Soccer ball brightens tower

The Hillbrow Tower ball follows the completion in September 2009 of a record-breaking constructed football atop another Telkom tower, the Lukasrand Tower in Pretoria, which was officially recognised as a Guinness World Record in the category of 'largest football sculpture'.

The Hillbrow Tower ball was completed much faster, because the panels were produced and moulded while the Lukasrand ball was being constructed, and the same engineering team worked on both projects.
The shell of the Hillbrow ball consists of 150 separate pieces that required meticulous construction, Telkom said.
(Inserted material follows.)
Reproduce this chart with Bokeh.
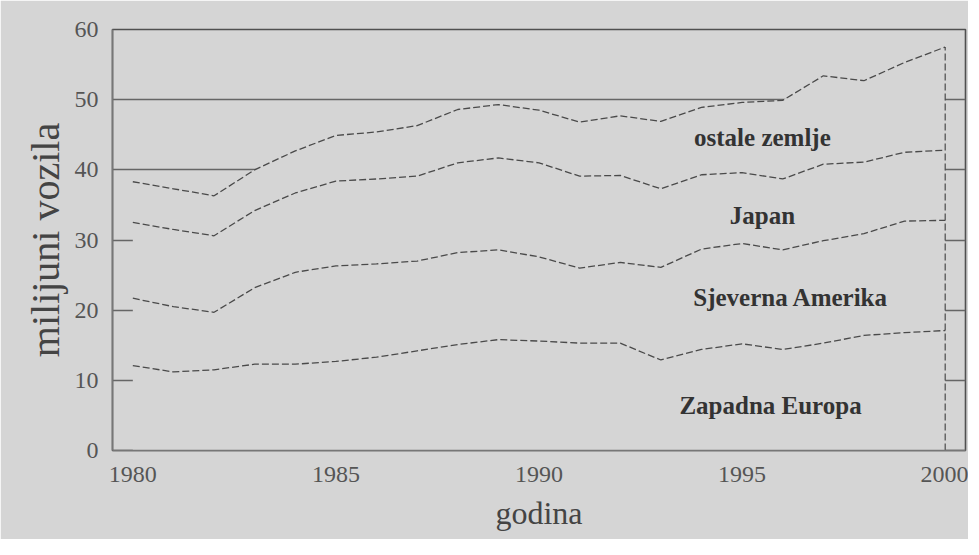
import numpy as np
from bokeh.plotting import figure
from bokeh.models import Range1d, FixedTicker, ColumnDataSource
from bokeh.core.properties import value
from bokeh.embed import file_html
from bokeh.resources import INLINE

# ---- data (milijuni vozila) ----
years = list(range(1980, 2001))
zapadna_europa = [12.1, 11.2, 11.5, 12.3, 12.3, 12.7, 13.3, 14.2, 15.1, 15.8, 15.6,
                  15.3, 15.3, 12.9, 14.4, 15.2, 14.4, 15.3, 16.4, 16.8, 17.1]
sjeverna_amerika = [9.6, 9.3, 8.2, 10.9, 13.1, 13.6, 13.3, 12.8, 13.1, 12.8, 12.0,
                    10.7, 11.5, 13.2, 14.3, 14.3, 14.2, 14.6, 14.5, 15.9, 15.7]
japan = [10.8, 11.0, 10.9, 11.0, 11.3, 12.1, 12.1, 12.1, 12.8, 13.1, 13.4,
         13.1, 12.4, 11.2, 10.6, 10.1, 10.1, 10.9, 10.2, 9.8, 10.0]
ostale_zemlje = [5.8, 5.8, 5.7, 5.8, 6.0, 6.5, 6.7, 7.2, 7.6, 7.6, 7.5,
                 7.7, 8.5, 9.6, 9.6, 10.0, 11.2, 12.6, 11.6, 12.8, 14.7]

region_names = ["Zapadna Europa", "Sjeverna Amerika", "Japan", "ostale zemlje"]
label_x = [1995.7, 1996.2, 1995.5, 1995.5]
label_y = [6.4, 21.8, 33.5, 44.6]

x_ticks = [1980, 1985, 1990, 1995, 2000]
y_ticks = [0, 10, 20, 30, 40, 50, 60]

# ---- stacking ----
series = [zapadna_europa, sjeverna_amerika, japan, ostale_zemlje]
cum = np.cumsum(np.array(series), axis=0)

BG = "#d5d5d5"
LINE = "#4a4a4a"
FONT = "Liberation Serif"

p = figure(width=968, height=539, output_backend="svg", toolbar_location=None,
           x_range=Range1d(1979.5, 2000.5), y_range=Range1d(0, 60),
           min_border_left=112, min_border_right=3, min_border_top=29,
           min_border_bottom=89)
p.background_fill_color = BG
p.border_fill_color = BG
p.outline_line_color = "#505050"
p.outline_line_width = 1.6

# grid lines (covered by the filled stack)
p.xgrid.visible = False
p.ygrid.ticker = FixedTicker(ticks=y_ticks)
p.ygrid.grid_line_color = "#666666"
p.ygrid.grid_line_width = 1.5

# fill under the total so that grid lines are hidden there
p.varea(x=years, y1=np.zeros(len(years)), y2=cum[-1], fill_color=BG)

# stacked dashed lines
for row in cum:
    p.line(years, row, line_color=LINE, line_width=1.3, line_dash="7 3")

# vertical dashed line at the last year
p.segment(x0=[years[-1]], y0=[0], x1=[years[-1]], y1=[cum[-1][-1]],
          line_color=LINE, line_width=1.2, line_dash="7 3")

# region labels
src = ColumnDataSource(dict(x=label_x, y=label_y, t=region_names))
p.text(x="x", y="y", text="t", source=src, text_font=value('"Liberation Serif", serif'),
       text_font_size="25px", text_font_style="bold", text_color="#333333",
       text_align="center", text_baseline="middle")

# axes
p.xaxis.ticker = FixedTicker(ticks=x_ticks)
p.yaxis.ticker = FixedTicker(ticks=y_ticks)
for ax in (p.xaxis[0], p.yaxis[0]):
    ax.major_tick_line_color = None
    ax.minor_tick_line_color = None
    ax.axis_line_color = "#777777"
    ax.axis_line_width = 1.5
    ax.major_label_text_font = FONT
    ax.major_label_text_font_size = "24px"
    ax.major_label_text_color = "#555555"
    ax.axis_label_text_font = FONT
    ax.axis_label_text_font_style = "normal"
    ax.axis_label_text_color = "#444444"

p.xaxis.major_label_standoff = 10
p.yaxis.major_label_standoff = 8
p.xaxis.axis_label = "godina"
p.xaxis.axis_label_text_font_size = "32px"
p.xaxis.axis_label_standoff = 10
p.yaxis.axis_label = "milijuni vozila"
p.yaxis.axis_label_text_font_size = "40px"
p.yaxis.axis_label_standoff = 4

open("out.html", "w").write(file_html(p, INLINE))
It took more than 24 hours for a single product to fully harden in a mould and a further seven days of curing before the moulds could be fixed to the wooden panels.

“Weather-wise, the elements have been more favourable to the construction of the Hillbrow ball, which was completely assembled at the foot of the tower, before it was hoisted to the top,” the company said in a statement.

“Telkom is confident that this initiative will engender and sustain public excitement ahead of the world’s largest football showpiece to be hosted in South Africa next year,” said Telkom programme director for the 2010 FIFA World Cup Thami Magazi.
“With the final draw for 2010 being completed recently, the towering feature over Johannesburg is a fitting spectacle with which to mark this occasion.”